>>>

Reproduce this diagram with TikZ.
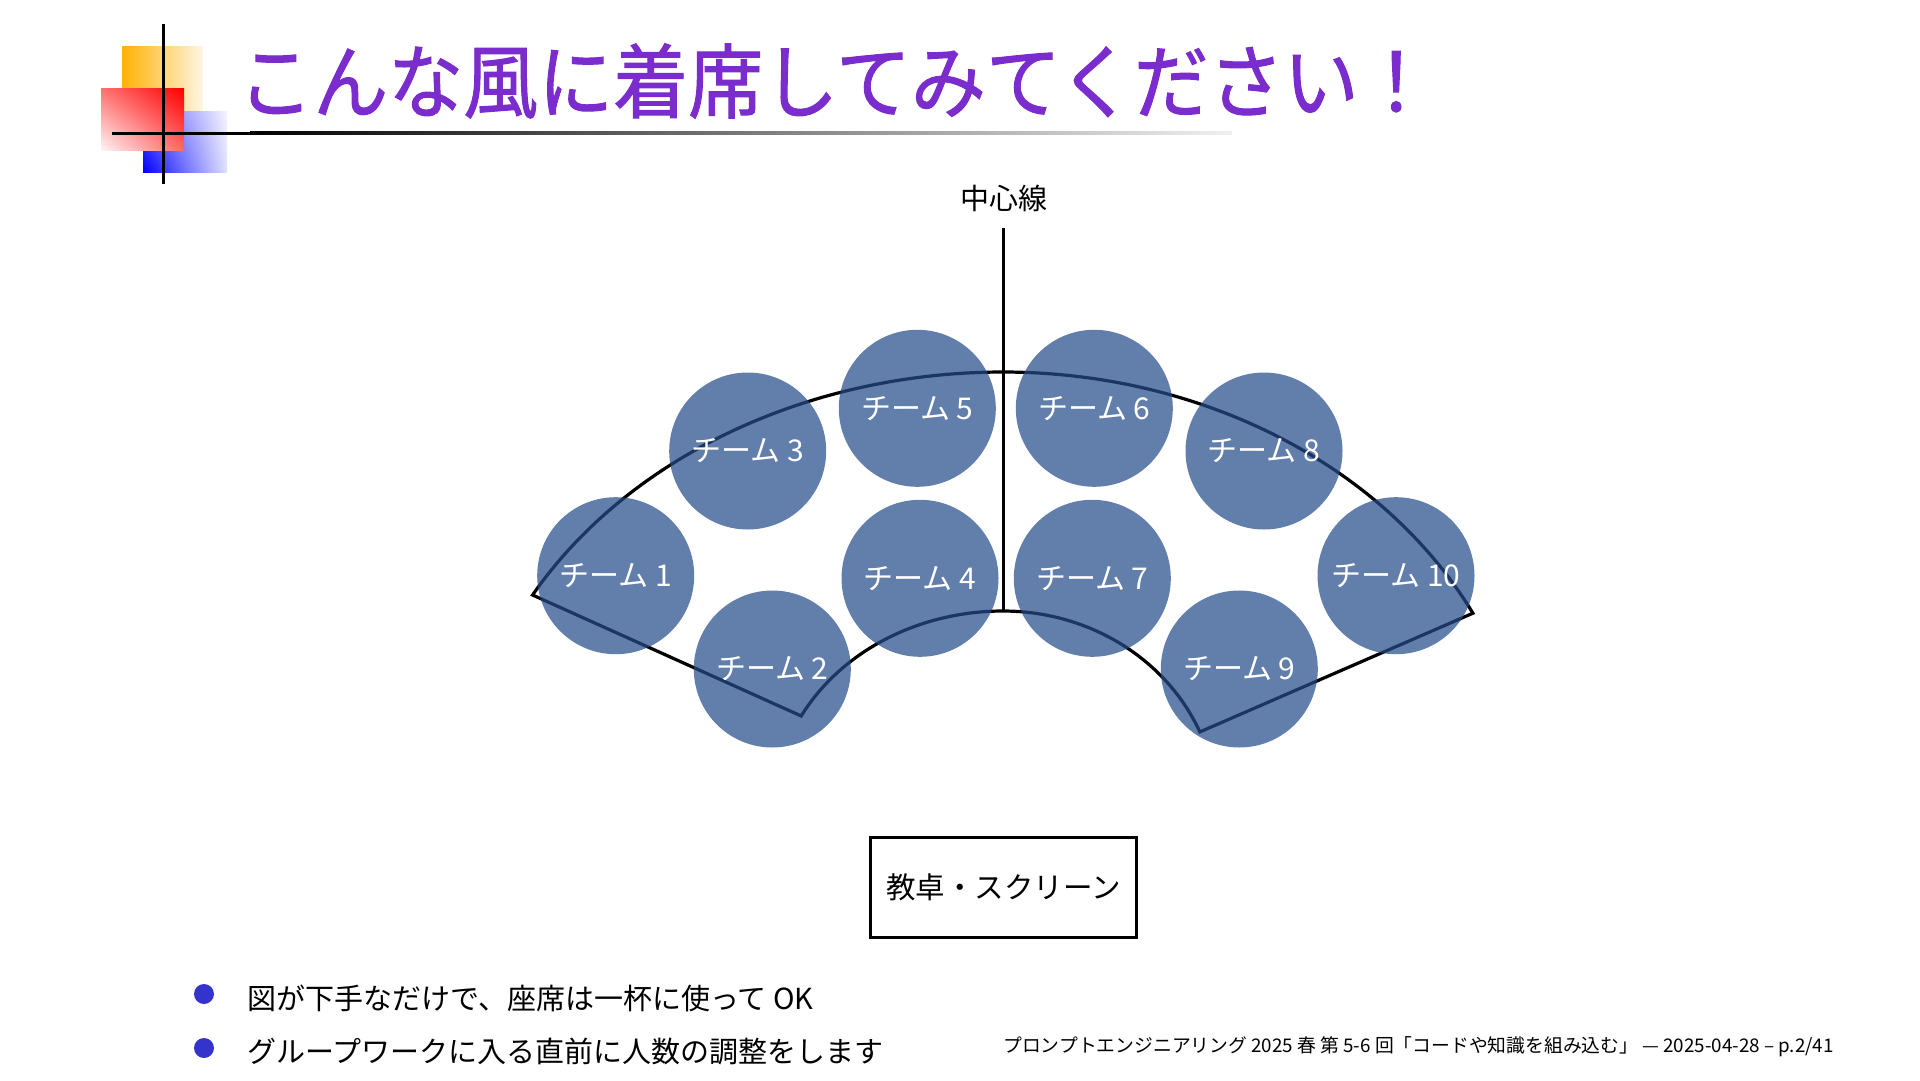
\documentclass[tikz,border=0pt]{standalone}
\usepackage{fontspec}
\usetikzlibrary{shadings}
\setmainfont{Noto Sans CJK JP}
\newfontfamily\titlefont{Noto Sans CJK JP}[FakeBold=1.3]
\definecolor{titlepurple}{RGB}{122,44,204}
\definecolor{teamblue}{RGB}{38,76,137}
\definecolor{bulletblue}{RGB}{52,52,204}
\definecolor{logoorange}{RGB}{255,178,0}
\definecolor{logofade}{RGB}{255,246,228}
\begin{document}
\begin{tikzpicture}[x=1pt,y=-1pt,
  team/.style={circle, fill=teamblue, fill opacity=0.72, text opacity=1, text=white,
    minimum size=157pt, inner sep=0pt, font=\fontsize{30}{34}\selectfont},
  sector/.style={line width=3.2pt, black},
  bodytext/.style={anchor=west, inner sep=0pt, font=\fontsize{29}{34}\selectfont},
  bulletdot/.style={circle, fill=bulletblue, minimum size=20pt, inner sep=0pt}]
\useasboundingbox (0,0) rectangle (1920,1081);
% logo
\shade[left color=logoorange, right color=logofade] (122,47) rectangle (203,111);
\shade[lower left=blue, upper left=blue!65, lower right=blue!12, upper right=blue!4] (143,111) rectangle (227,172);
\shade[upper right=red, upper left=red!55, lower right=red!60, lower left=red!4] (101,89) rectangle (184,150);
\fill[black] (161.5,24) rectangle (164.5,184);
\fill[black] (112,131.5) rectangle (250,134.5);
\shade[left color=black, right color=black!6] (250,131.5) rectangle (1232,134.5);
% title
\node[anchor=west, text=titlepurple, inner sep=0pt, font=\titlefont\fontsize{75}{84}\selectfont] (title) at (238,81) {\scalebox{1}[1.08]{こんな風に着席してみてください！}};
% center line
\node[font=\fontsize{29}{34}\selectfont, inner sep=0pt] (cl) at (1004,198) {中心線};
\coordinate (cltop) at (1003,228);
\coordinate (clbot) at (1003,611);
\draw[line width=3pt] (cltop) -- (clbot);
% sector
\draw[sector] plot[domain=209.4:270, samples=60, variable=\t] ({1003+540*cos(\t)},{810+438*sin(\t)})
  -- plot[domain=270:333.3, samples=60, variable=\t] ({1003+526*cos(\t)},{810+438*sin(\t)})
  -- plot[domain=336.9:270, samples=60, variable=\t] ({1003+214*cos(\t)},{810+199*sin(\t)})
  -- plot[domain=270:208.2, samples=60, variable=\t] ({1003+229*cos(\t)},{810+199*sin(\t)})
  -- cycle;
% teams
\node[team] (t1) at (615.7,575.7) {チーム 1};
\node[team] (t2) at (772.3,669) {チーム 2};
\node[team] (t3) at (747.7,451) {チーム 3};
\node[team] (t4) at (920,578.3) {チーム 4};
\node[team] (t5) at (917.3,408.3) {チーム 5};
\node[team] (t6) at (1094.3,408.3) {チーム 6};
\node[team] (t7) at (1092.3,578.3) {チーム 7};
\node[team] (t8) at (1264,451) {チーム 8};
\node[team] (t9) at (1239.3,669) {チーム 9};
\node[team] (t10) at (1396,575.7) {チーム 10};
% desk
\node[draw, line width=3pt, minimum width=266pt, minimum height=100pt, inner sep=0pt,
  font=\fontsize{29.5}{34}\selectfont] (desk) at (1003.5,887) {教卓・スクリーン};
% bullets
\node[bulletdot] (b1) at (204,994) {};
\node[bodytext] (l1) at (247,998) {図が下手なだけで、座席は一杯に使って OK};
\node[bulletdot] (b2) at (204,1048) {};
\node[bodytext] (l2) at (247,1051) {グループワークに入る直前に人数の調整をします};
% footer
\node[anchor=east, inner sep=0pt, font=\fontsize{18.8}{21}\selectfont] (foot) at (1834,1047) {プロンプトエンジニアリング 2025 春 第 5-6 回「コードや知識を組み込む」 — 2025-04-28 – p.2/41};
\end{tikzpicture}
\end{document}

<<<

### Task to complete
Every line of text is to be repeated exactly; pictures are left out.

### Exercise response
Reproduce this diagram with TikZ.
\documentclass[tikz,border=0pt]{standalone}
\usepackage{fontspec}
\usetikzlibrary{shadings}
\setmainfont{Noto Sans CJK JP}
\newfontfamily\titlefont{Noto Sans CJK JP}[FakeBold=1.3]
\definecolor{titlepurple}{RGB}{122,44,204}
\definecolor{teamblue}{RGB}{38,76,137}
\definecolor{bulletblue}{RGB}{52,52,204}
\definecolor{logoorange}{RGB}{255,178,0}
\definecolor{logofade}{RGB}{255,246,228}
\begin{document}
\begin{tikzpicture}[x=1pt,y=-1pt,
  team/.style={circle, fill=teamblue, fill opacity=0.72, text opacity=1, text=white,
    minimum size=157pt, inner sep=0pt, font=\fontsize{30}{34}\selectfont},
  sector/.style={line width=3.2pt, black},
  bodytext/.style={anchor=west, inner sep=0pt, font=\fontsize{29}{34}\selectfont},
  bulletdot/.style={circle, fill=bulletblue, minimum size=20pt, inner sep=0pt}]
\useasboundingbox (0,0) rectangle (1920,1081);
% logo
\shade[left color=logoorange, right color=logofade] (122,47) rectangle (203,111);
\shade[lower left=blue, upper left=blue!65, lower right=blue!12, upper right=blue!4] (143,111) rectangle (227,172);
\shade[upper right=red, upper left=red!55, lower right=red!60, lower left=red!4] (101,89) rectangle (184,150);
\fill[black] (161.5,24) rectangle (164.5,184);
\fill[black] (112,131.5) rectangle (250,134.5);
\shade[left color=black, right color=black!6] (250,131.5) rectangle (1232,134.5);
% title
\node[anchor=west, text=titlepurple, inner sep=0pt, font=\titlefont\fontsize{75}{84}\selectfont] (title) at (238,81) {\scalebox{1}[1.08]{こんな風に着席してみてください！}};
% center line
\node[font=\fontsize{29}{34}\selectfont, inner sep=0pt] (cl) at (1004,198) {中心線};
\coordinate (cltop) at (1003,228);
\coordinate (clbot) at (1003,611);
\draw[line width=3pt] (cltop) -- (clbot);
% sector
\draw[sector] plot[domain=209.4:270, samples=60, variable=\t] ({1003+540*cos(\t)},{810+438*sin(\t)})
  -- plot[domain=270:333.3, samples=60, variable=\t] ({1003+526*cos(\t)},{810+438*sin(\t)})
  -- plot[domain=336.9:270, samples=60, variable=\t] ({1003+214*cos(\t)},{810+199*sin(\t)})
  -- plot[domain=270:208.2, samples=60, variable=\t] ({1003+229*cos(\t)},{810+199*sin(\t)})
  -- cycle;
% teams
\node[team] (t1) at (615.7,575.7) {チーム 1};
\node[team] (t2) at (772.3,669) {チーム 2};
\node[team] (t3) at (747.7,451) {チーム 3};
\node[team] (t4) at (920,578.3) {チーム 4};
\node[team] (t5) at (917.3,408.3) {チーム 5};
\node[team] (t6) at (1094.3,408.3) {チーム 6};
\node[team] (t7) at (1092.3,578.3) {チーム 7};
\node[team] (t8) at (1264,451) {チーム 8};
\node[team] (t9) at (1239.3,669) {チーム 9};
\node[team] (t10) at (1396,575.7) {チーム 10};
% desk
\node[draw, line width=3pt, minimum width=266pt, minimum height=100pt, inner sep=0pt,
  font=\fontsize{29.5}{34}\selectfont] (desk) at (1003.5,887) {教卓・スクリーン};
% bullets
\node[bulletdot] (b1) at (204,994) {};
\node[bodytext] (l1) at (247,998) {図が下手なだけで、座席は一杯に使って OK};
\node[bulletdot] (b2) at (204,1048) {};
\node[bodytext] (l2) at (247,1051) {グループワークに入る直前に人数の調整をします};
% footer
\node[anchor=east, inner sep=0pt, font=\fontsize{18.8}{21}\selectfont] (foot) at (1834,1047) {プロンプトエンジニアリング 2025 春 第 5-6 回「コードや知識を組み込む」 — 2025-04-28 – p.2/41};
\end{tikzpicture}
\end{document}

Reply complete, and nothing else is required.